Fabric Shopping In Tegucigalpa

Elena in center waiting for needles. Ribbons, ribbons, ribbons!

Fabrics to make your mouth water. Clerk and papers at school supply store.

Fabric Shopping in Tegucigalpa

Next week is SongFest at Discovery School. From what I can gather it is an evening of musical fun where each grade level performs to popular music. The second grade class has selected a Michael Jackson song that at some point refers to Egyptians. Therefore, they want to dress like Egyptians, ancient Egyptians of course. Their teacher Miss Elena asked if I could help with making headdresses for them to wear. And since one thing leads to another, I have expanded the “lesson” to include making tunics and “wraps” to wear with the headdresses.

I made creative use of the meager materials (crepe paper and heavy paper) available in the art room but found that the gold paint I was hoping to use for the head pieces was not useable. Then we expanded our scope to include sewing the costume itself. Miss Elena provided a singer sewing machine and offered to take me shopping for the other materials. So Saturday morning I set out for new views and places, leaving Debbie curled up with her book.

Our first stop was Cortitelas Morazan, the fabric store. Ah! It is a huge fabric store with long aisles of every kind of fabric from gingham to silk satin. Pulse and respiration increased as anyone who is familiar with the saying, “the one who dies with the most fabric wins”, will understand. With Elena the official translator we quickly found exactly what we needed. Sixty inch wide white cotton-poly blend at only 30 Limperas a yard. That is about $1.50 a yard plus 12% sales tax.
We purchased 20 yards. Then we roamed the aisles soaking up the colors, patterns and textures.

As I walked and looked and touched I sped back and forth through time. I was standing knee high to my mother while she touched and figured and planned her fabric purchases. I heard my little brother whine pathetically at the end of along downtown shopping day, “not more ‘terial”. I saw every costume that was made for me or by me, every prom dress, school dress, party dress.

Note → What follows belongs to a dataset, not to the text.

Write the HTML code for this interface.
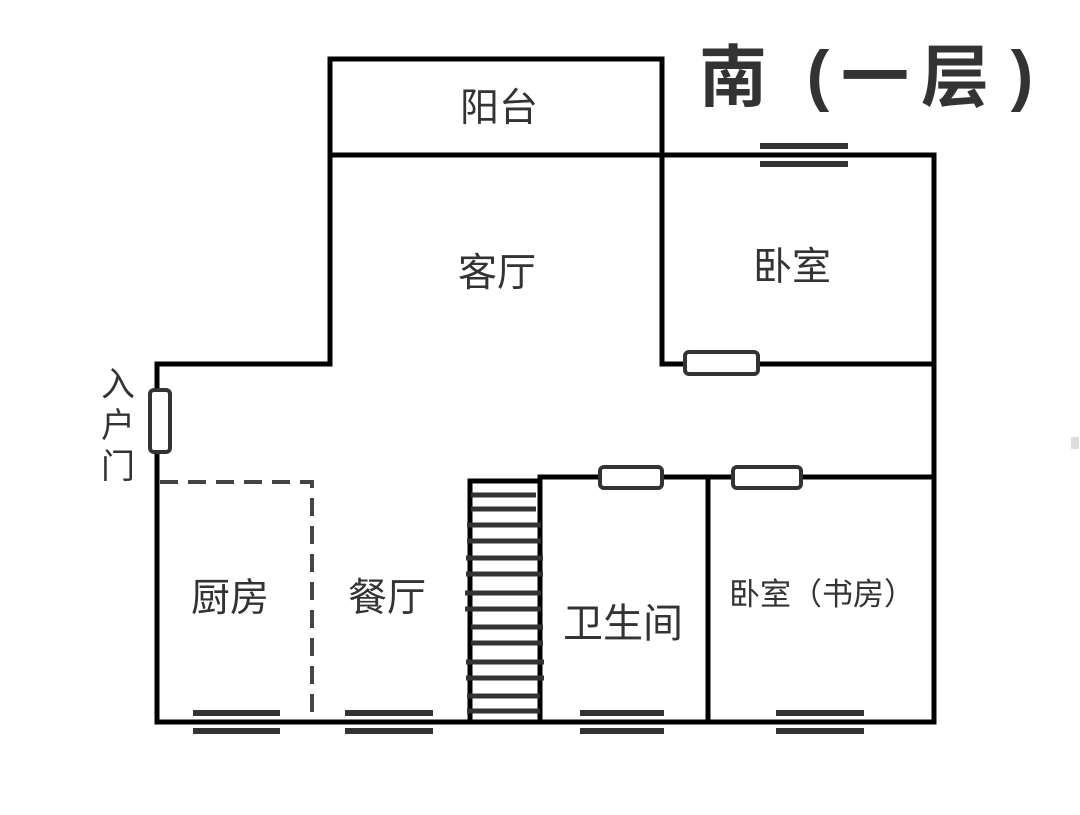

I recalled the dress friend Judy made to add to my small college wardrobe and the evening dress she made for me as a young married out of the 10 yards at ten cents a yard gray jersey knit fabric my mom had bought thinking I might need to make an elephant costume someday. I may still have the “elephant dress” somewhere in the garage.

They had eight different patterns of animal print upholstery fabric, long rows of drapery and curtain fabric, terrycloth, wedding and evening satins encrusted with seed pearls and crystals, veiling in every imaginable color, taffetas, jersey, gabardines and men’s suiting and shirting fabrics, a fabric feast! And for every fabric a happy memory. We wandered as long as my energy held out then headed for the cashier and on to the next stop.

When I set up Elena’s sewing machine I found the needle was broken so it was onto the “notions” store. The fabric shop sold only fabric, no needles, no threads etc. The notions store is located in a moderate sized two story enclosed mall. We took the elevator up to the second floor to the small shop. The front window was full of bundles of small ribbon roses in every color. Inside, one wall was covered in spools of ribbon, another embroidery thread and buttons. The cases full of pins, needles, bobbins, safety pins, thread, thimbles, more buttons, even google eyes. We took our number and waited and looked. Then when it was our turn we showed our broken needle to the clerk, who disappeared to the back of the shop and returned with a match, Singer 1024. We selected thread and pins. I snapped a few pictures and we left. We stopped at the center of the mall at the CafĂ© American kiosk and order coffees and sat and sipped giving us time to get to know each other a bit better.

Elena is a bright woman who started in “banking”. She got her degree in business and international banking and went to work for a firm in Tegucigalpa. In a few years she was awarded a fellowship by the Italian embassy to study in Milan, Italy. She earned her masters degree in international banking there and came home. She returned to her banking firm and eventually married. It was when she was expecting her first child she decided to make a career change. Twelve years and one more child later she had her teaching degree and started teaching at Discovery School. She chose between “the big paycheck” and enjoying her work and her family. I think she has no regrets.

Coffee finished we head for the Utiles de Honduras a small office and school supply store. There we find sheets of gold and silver paper fit for Egyptian royalty. I add a box of colored chalk and a pad of drawing to the basked and snap a picture of our helpful clerk.

We drive up down and around to get back to my side of the valley, Elena helps carry in the parcels and she is off on her busy Saturday. She has received several calls while we were out and about and I am sure has had things added to her list. One friend, who is having a barbeque party tonight, has asked for the loan of her maid. So she must go home and “carry” her to her friend’s house.
I get a little glimpse into another woman’s world. For me I am happy to be home with my goodies ready for the school week, ready to reflect on the sights and scenes of the morning and ready to share it with you all.